Exercise instructions. Please, without the pictures, retype exactly the lines from the start of the material through the line that holds "const letters = [nin1Letters, nin2Letters];".

Given data.
★ ★ ★ ★ ★ ★ ★

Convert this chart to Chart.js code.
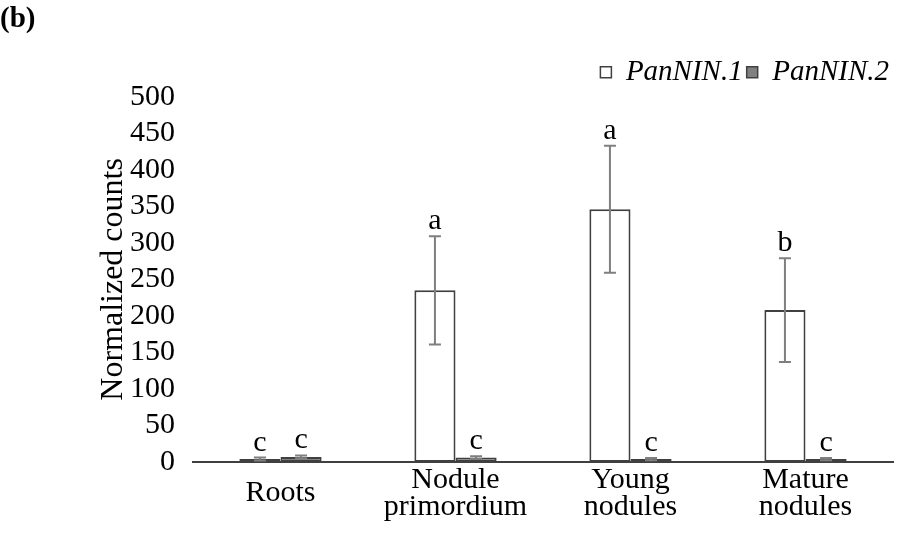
<!DOCTYPE html>
<html>
<head>
<meta charset="utf-8">
<script src="https://cdn.jsdelivr.net/npm/chart.js@4"></script>
<style>
  html, body { margin: 0; padding: 0; background: #fff; }
  #wrap { width: 899px; height: 550px; }
</style>
</head>
<body>
<div id="wrap"><canvas id="chart" width="899" height="550"></canvas></div>
<script>
const categories = ["Roots", ["Nodule", "primordium"], ["Young", "nodules"], ["Mature", "nodules"]];
const seriesNames = ["PanNIN.1", "PanNIN.2"];
const nin1 = [4, 235, 346, 208];
const nin1Err = [2, 74, 87, 71];
const nin1Letters = ["c", "a", "a", "b"];
const nin2 = [7, 6, 4, 4];
const nin2Err = [2, 2, 1.5, 1.5];
const nin2Letters = ["c", "c", "c", "c"];
const yTicks = [0, 50, 100, 150, 200, 250, 300, 350, 400, 450, 500];

const FONT = "'Liberation Serif', 'Times New Roman', serif";
const errs = [nin1Err, nin2Err];
const letters = [nin1Letters, nin2Letters];

// error bars + significance letters, placed through the scales
const errorBars = {
  id: "errorBars",
  afterDatasetsDraw(chart) {
    const ctx = chart.ctx;
    const y = chart.scales.y;
    chart.data.datasets.forEach((ds, di) => {
      const meta = chart.getDatasetMeta(di);
      meta.data.forEach((bar, i) => {
        const v = ds.data[i];
        const e = errs[di][i];
        const top = y.getPixelForValue(v + e);
        const bot = y.getPixelForValue(Math.max(0, v - e));
        ctx.save();
        ctx.strokeStyle = "#7f7f7f";
        ctx.lineWidth = 2;
        ctx.beginPath();
        ctx.moveTo(bar.x, top);
        ctx.lineTo(bar.x, bot);
        ctx.moveTo(bar.x - 6, top);
        ctx.lineTo(bar.x + 6, top);
        ctx.moveTo(bar.x - 6, bot);
        ctx.lineTo(bar.x + 6, bot);
        ctx.stroke();
        ctx.fillStyle = "#000";
        ctx.font = "30px " + FONT;
        ctx.textAlign = "center";
        ctx.textBaseline = "alphabetic";
        ctx.fillText(letters[di][i], bar.x, top - 7);
        ctx.restore();
      });
    });
  },
};

new Chart(document.getElementById("chart"), {
  type: "bar",
  data: {
    labels: categories,
    datasets: [
      {
        label: seriesNames[0],
        data: nin1,
        backgroundColor: "#ffffff",
        borderColor: "#404040",
        borderWidth: 2,
        borderSkipped: false,
      },
      {
        label: seriesNames[1],
        data: nin2,
        backgroundColor: "#808080",
        borderColor: "#404040",
        borderWidth: 2,
        borderSkipped: false,
      },
    ],
  },
  options: {
    responsive: false,
    animation: false,
    devicePixelRatio: 1,
    datasets: { bar: { categoryPercentage: 0.47, barPercentage: 1 } },
    layout: { padding: { left: 0, right: 6, top: 0, bottom: 0 } },
    plugins: {
      tooltip: { enabled: false },
      title: {
        display: true,
        text: "(b)",
        align: "start",
        color: "#000",
        font: { family: FONT, size: 29, weight: "bold" },
        padding: { top: 2, bottom: 17 },
      },
      legend: {
        position: "top",
        align: "end",
        labels: {
          color: "#000",
          font: { family: FONT, size: 29, style: "italic" },
          boxWidth: 11,
          boxHeight: 11,
          padding: 4,
          generateLabels(chart) {
            return chart.data.datasets.map((ds, i) => ({
              text: ds.label,
              fillStyle: ds.backgroundColor,
              strokeStyle: "#404040",
              lineWidth: 1.5,
              fontColor: "#000",
              datasetIndex: i,
            }));
          },
        },
      },
    },
    scales: {
      x: {
        grid: { display: false, drawTicks: false },
        border: { display: true, color: "#404040", width: 2 },
        ticks: {
          color: "#000",
          padding: 18,
          maxRotation: 0,
          autoSkip: false,
          crossAlign: "center",
          font: { family: FONT, size: 30, lineHeight: 0.9 },
        },
        afterFit(scale) { scale.height = 88; },
      },
      y: {
        min: 0,
        max: 500,
        afterBuildTicks(scale) { scale.ticks = yTicks.map((v) => ({ value: v })); },
        grid: { display: false, drawTicks: false },
        border: { display: false },
        ticks: {
          color: "#000",
          padding: 18,
          autoSkip: false,
          font: { family: FONT, size: 30 },
        },
        title: {
          display: true,
          text: "Normalized counts",
          color: "#000",
          font: { family: FONT, size: 32 },
          padding: { top: 94, bottom: 0 },
        },
        afterFit(scale) { scale.width = 193; },
      },
    },
  },
  plugins: [errorBars],
});
</script>
</body>
</html>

★ ★ ★ ★ ★ ★ ★

Output for this task.
Convert this chart to Chart.js code.
<!DOCTYPE html>
<html>
<head>
<meta charset="utf-8">
<script src="https://cdn.jsdelivr.net/npm/chart.js@4"></script>
<style>
  html, body { margin: 0; padding: 0; background: #fff; }
  #wrap { width: 899px; height: 550px; }
</style>
</head>
<body>
<div id="wrap"><canvas id="chart" width="899" height="550"></canvas></div>
<script>
const categories = ["Roots", ["Nodule", "primordium"], ["Young", "nodules"], ["Mature", "nodules"]];
const seriesNames = ["PanNIN.1", "PanNIN.2"];
const nin1 = [4, 235, 346, 208];
const nin1Err = [2, 74, 87, 71];
const nin1Letters = ["c", "a", "a", "b"];
const nin2 = [7, 6, 4, 4];
const nin2Err = [2, 2, 1.5, 1.5];
const nin2Letters = ["c", "c", "c", "c"];
const yTicks = [0, 50, 100, 150, 200, 250, 300, 350, 400, 450, 500];

const FONT = "'Liberation Serif', 'Times New Roman', serif";
const errs = [nin1Err, nin2Err];
const letters = [nin1Letters, nin2Letters];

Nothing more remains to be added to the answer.